1.50 am and the man next door is outside, shouting, by the front door, underneath my window. Maizy had been barking, probably at a fox in the garden. The man next door does not like it when Maizy barks.

“I’m going to cut your head off, you whore.”

Maizy was now, of course, barking furiously. At him.

He wasn’t thumping on the door, he wasn’t carrying a hammer and the children were not in the house. I opened the bedroom door and Maizy rocketed in, curled up on the bed and was silent. I went straight back to sleep. Sticks and stones, after all, may break my bones, but words can never hurt me.

Yeah, right.

My mother first started calling me a whore when I was about 12. It’s a term my step-mother has employed too, although not to my face. “That whore and her half-cast bastard.” Rather like the whore and her mongrel bitch.

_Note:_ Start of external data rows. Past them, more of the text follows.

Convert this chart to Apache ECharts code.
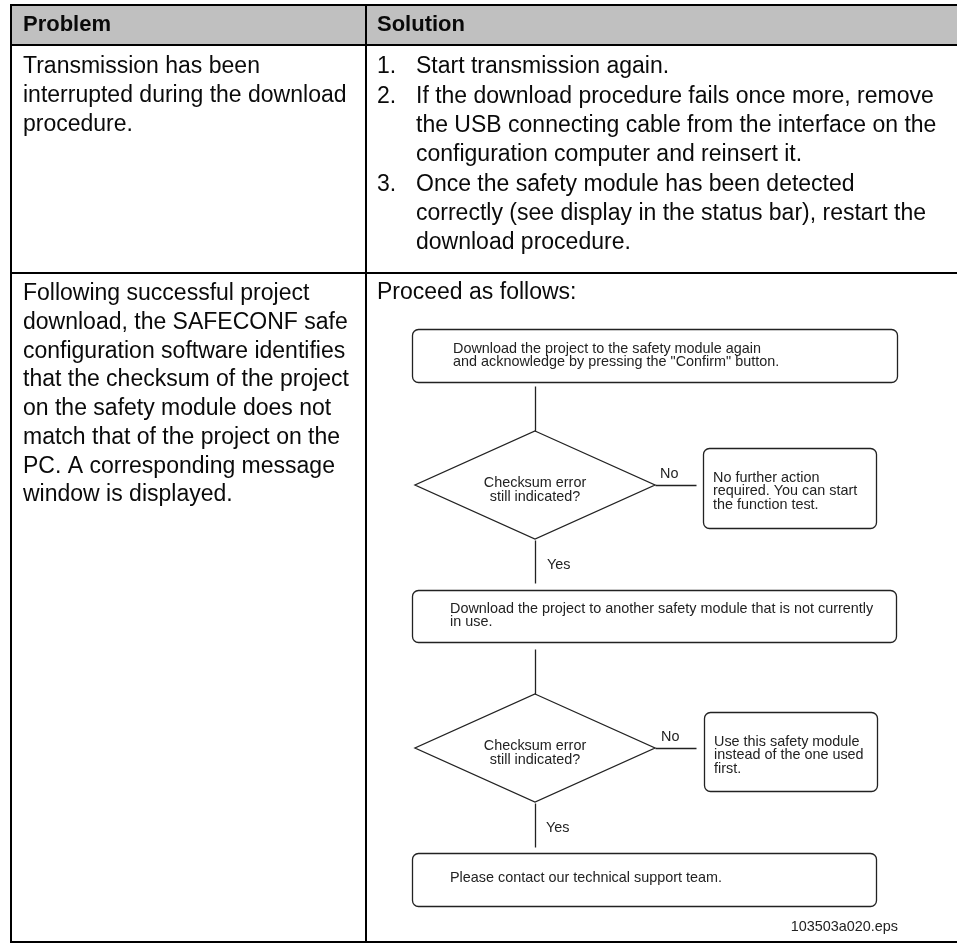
<!DOCTYPE html>
<html>
<head>
<meta charset="utf-8">
<script src="https://cdn.jsdelivr.net/npm/echarts@6/dist/echarts.min.js"></script>
<style>
html,body{margin:0;padding:0;background:#fff;}
#chart{width:957px;height:944px;}
</style>
</head>
<body>
<div id="chart"></div>
<script>
// ---------- content (text) ----------
const headerLabels = ['Problem', 'Solution'];
const problem1Lines = ['Transmission has been', 'interrupted during the download', 'procedure.'];
const problem2Lines = ['Following successful project', 'download, the SAFECONF safe', 'configuration software identifies',
  'that the checksum of the project', 'on the safety module does not', 'match that of the project on the',
  'PC. A corresponding message', 'window is displayed.'];
const stepNumbers = ['1.', '2.', '3.'];
const stepLines = [
  ['Start transmission again.'],
  ['If the download procedure fails once more, remove', 'the USB connecting cable from the interface on the', 'configuration computer and reinsert it.'],
  ['Once the safety module has been detected', 'correctly (see display in the status bar), restart the', 'download procedure.']
];
const introText = 'Proceed as follows:';
const boxTexts = [
  ['Download the project to the safety module again', 'and acknowledge by pressing the "Confirm" button.'],
  ['No further action', 'required. You can start', 'the function test.'],
  ['Download the project to another safety module that is not currently', 'in use.'],
  ['Use this safety module', 'instead of the one used', 'first.'],
  ['Please contact our technical support team.']
];
const decisionTexts = [['Checksum error', 'still indicated?'], ['Checksum error', 'still indicated?']];
const branchLabels = ['No', 'Yes', 'No', 'Yes'];
const figureId = '103503a020.eps';

// ---------- layout (chart units on hidden 957 x 944 axes) ----------
const tableLayout = { left: 11, top: 5, col: 366, right: 957, head: 45, row1: 273, bottom: 942 };
const boxLayout = [ // x0, y0, x1, y1, textX, firstLineY
  [412, 329, 897, 382, 453, 349],
  [703, 448, 876, 528, 713, 478],
  [412, 590, 896, 642, 450, 609],
  [704, 712, 877, 791, 714, 742],
  [412, 853, 876, 906, 450, 878]
];
const diamondLayout = [ // cx, cy, halfW, halfH
  [535, 485, 120, 54],
  [535, 748, 120, 54]
];
const connectorLayout = [
  [535, 386, 535, 431], [655, 485, 696, 485], [535, 540, 535, 583],
  [535, 649, 535, 694], [655, 748, 696, 748], [535, 803, 535, 847]
];
const branchLayout = [[660, 474], [547, 565], [661, 737], [546, 828]];

const TABLE_FONT = '23px "Liberation Sans", Arial, sans-serif';
const HEAD_FONT = 'bold 22px "Liberation Sans", Arial, sans-serif';
const FLOW_FONT = '14.4px "Liberation Sans", Arial, sans-serif';
const TABLE_COLOR = '#0a0a0a';
const FLOW_COLOR = '#222';

// ---------- build text items ----------
const textItems = [];
function addLines(lines, x, y0, lh, font, color, align) {
  lines.forEach((t, i) => textItems.push({ x: x, y: y0 + i * lh, text: t, font: font, color: color, align: align || 'left' }));
}
addLines([headerLabels[0]], 23, 25, 0, HEAD_FONT, TABLE_COLOR);
addLines([headerLabels[1]], 377, 25, 0, HEAD_FONT, TABLE_COLOR);
addLines(problem1Lines, 23, 67, 29, TABLE_FONT, TABLE_COLOR);
addLines(problem2Lines, 23, 294, 28.7, TABLE_FONT, TABLE_COLOR);
(function () {
  let y = 67;
  stepLines.forEach((lines, i) => {
    addLines([stepNumbers[i]], 377, y, 0, TABLE_FONT, TABLE_COLOR);
    addLines(lines, 416, y, 29, TABLE_FONT, TABLE_COLOR);
    y += lines.length * 29 + 1;
  });
})();
addLines([introText], 377, 293, 0, TABLE_FONT, TABLE_COLOR);
boxTexts.forEach((lines, i) => {
  const b = boxLayout[i];
  addLines(lines, b[4], b[5], 13.5, FLOW_FONT, FLOW_COLOR);
});
decisionTexts.forEach((lines, i) => {
  const d = diamondLayout[i];
  addLines(lines, d[0], d[1] - 2, 14, FLOW_FONT, FLOW_COLOR, 'center');
});
branchLabels.forEach((t, i) => addLines([t], branchLayout[i][0], branchLayout[i][1], 0, FLOW_FONT, FLOW_COLOR));
addLines([figureId], 898, 927, 0, FLOW_FONT, FLOW_COLOR, 'right');

// ---------- chart ----------
const chart = echarts.init(document.getElementById('chart'), null, { renderer: 'canvas' });

function P(api, x, y) { return api.coord([x, y]); }

const T = tableLayout;
const tableLines = [
  [T.left, T.top, T.right, T.top], [T.left, T.head, T.right, T.head],
  [T.left, T.row1, T.right, T.row1], [T.left, T.bottom, T.right, T.bottom],
  [T.left, T.top, T.left, T.bottom], [T.col, T.top, T.col, T.bottom]
];

const option = {
  animation: false,
  grid: { left: 0, right: 0, top: 0, bottom: 0 },
  xAxis: { type: 'value', min: 0, max: 957, show: false },
  yAxis: { type: 'value', min: 0, max: 944, inverse: true, show: false },
  series: [
    { // header fill
      type: 'custom', silent: true, z: 1,
      data: [[T.left, T.top, T.right, T.head]],
      renderItem: (params, api) => {
        const a = P(api, api.value(0), api.value(1)), b = P(api, api.value(2), api.value(3));
        return { type: 'rect', shape: { x: a[0], y: a[1], width: b[0] - a[0], height: b[1] - a[1] }, style: { fill: '#c0c0c0' } };
      }
    },
    { // table rules
      type: 'custom', silent: true, z: 3,
      data: tableLines,
      renderItem: (params, api) => {
        const a = P(api, api.value(0), api.value(1)), b = P(api, api.value(2), api.value(3));
        const vert = a[0] === b[0];
        return { type: 'line', shape: { x1: a[0], y1: vert ? a[1] - 1 : a[1], x2: b[0], y2: vert ? b[1] + 1 : b[1] }, style: { stroke: '#000', lineWidth: 2 } };
      }
    },
    { // flow boxes
      type: 'custom', silent: true, z: 4,
      data: boxLayout.map(b => [b[0], b[1], b[2], b[3]]),
      renderItem: (params, api) => {
        const a = P(api, api.value(0), api.value(1)), b = P(api, api.value(2), api.value(3));
        return { type: 'rect', shape: { x: a[0] + 0.5, y: a[1] + 0.5, width: b[0] - a[0], height: b[1] - a[1], r: 6 },
          style: { fill: '#fff', stroke: '#222', lineWidth: 1.3 } };
      }
    },
    { // decisions
      type: 'custom', silent: true, z: 4,
      data: diamondLayout,
      renderItem: (params, api) => {
        const cx = api.value(0), cy = api.value(1), hw = api.value(2), hh = api.value(3);
        const pts = [P(api, cx, cy - hh), P(api, cx + hw, cy), P(api, cx, cy + hh), P(api, cx - hw, cy)];
        return { type: 'polygon', shape: { points: pts }, style: { fill: '#fff', stroke: '#222', lineWidth: 1.3 } };
      }
    },
    { // connectors
      type: 'custom', silent: true, z: 4,
      data: connectorLayout,
      renderItem: (params, api) => {
        const a = P(api, api.value(0), api.value(1)), b = P(api, api.value(2), api.value(3));
        return { type: 'line', shape: { x1: a[0] + 0.5, y1: a[1] + 0.5, x2: b[0] + 0.5, y2: b[1] + 0.5 }, style: { stroke: '#222', lineWidth: 1.3 } };
      }
    },
    { // all text
      type: 'custom', silent: true, z: 6,
      data: textItems.map((t, i) => [t.x, t.y, i]),
      renderItem: (params, api) => {
        const it = textItems[api.value(2)];
        const p = P(api, api.value(0), api.value(1));
        return { type: 'text', x: p[0], y: p[1],
          style: { text: it.text, font: it.font, fill: it.color, align: it.align, verticalAlign: 'middle',
                   textAlign: it.align, textVerticalAlign: 'middle' } };
      }
    }
  ]
};
chart.setOption(option);
</script>
</body>
</html>
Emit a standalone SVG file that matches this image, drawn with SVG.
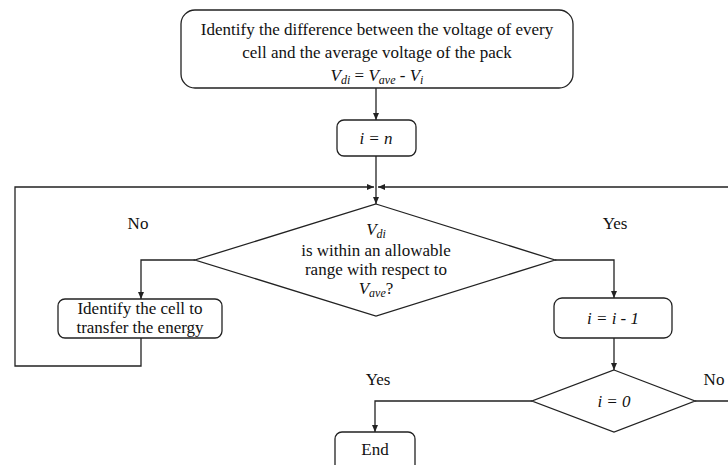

As I slip down the sides of the black pit I wonder why I bother to loath myself when others have done it so efficiently, so consistently, for so long. But nobody can loath me better than myself.

Never underestimate the power of words.

9 Replies to “The persistence of insult”

  1. Oh, dear. It’s far too late to call the authorities on your mother, but I hope you’ve reported your neighbor. No one should have to face this kind of abuse from anyone, especially in their own house.

  2. Luckily, most of us eventually realize such words say much more about the person using them they the person they are berating.

    Of course, if the man had been yelling at my window I might have been tempted to let Skye out to bite him in the ass, not to mention pulling the bear gun down from the shelf and letting him know how much I disliked being woken in the middle of the night to have to listen to that kind of abuse.

    I’d like to think that I would have just called the dog and gone back to bed, though.

  3. No comfort that these things do come out of the other person’s self-hatred they just put on you. Your neighbour should, of course, be reported or whatever, but there’s always the fear of upping the anti… but it isn’t normal or acceptable, and you need confirmation of that.
    Give Maizy a big kiss from me and one for you too.

  4. The police already know about him. This was a relatively minor incident but the first after a long period of calm. Sigh.

  5. {{{Rachel}}}

    Horrible. It’s so strange, the power that words can have. Or the power of random malice, even when it’s known to be random.

    Thinking of you with so much love and admiration. Which is as unrandom as such can be. & hoping it can stand against some of that.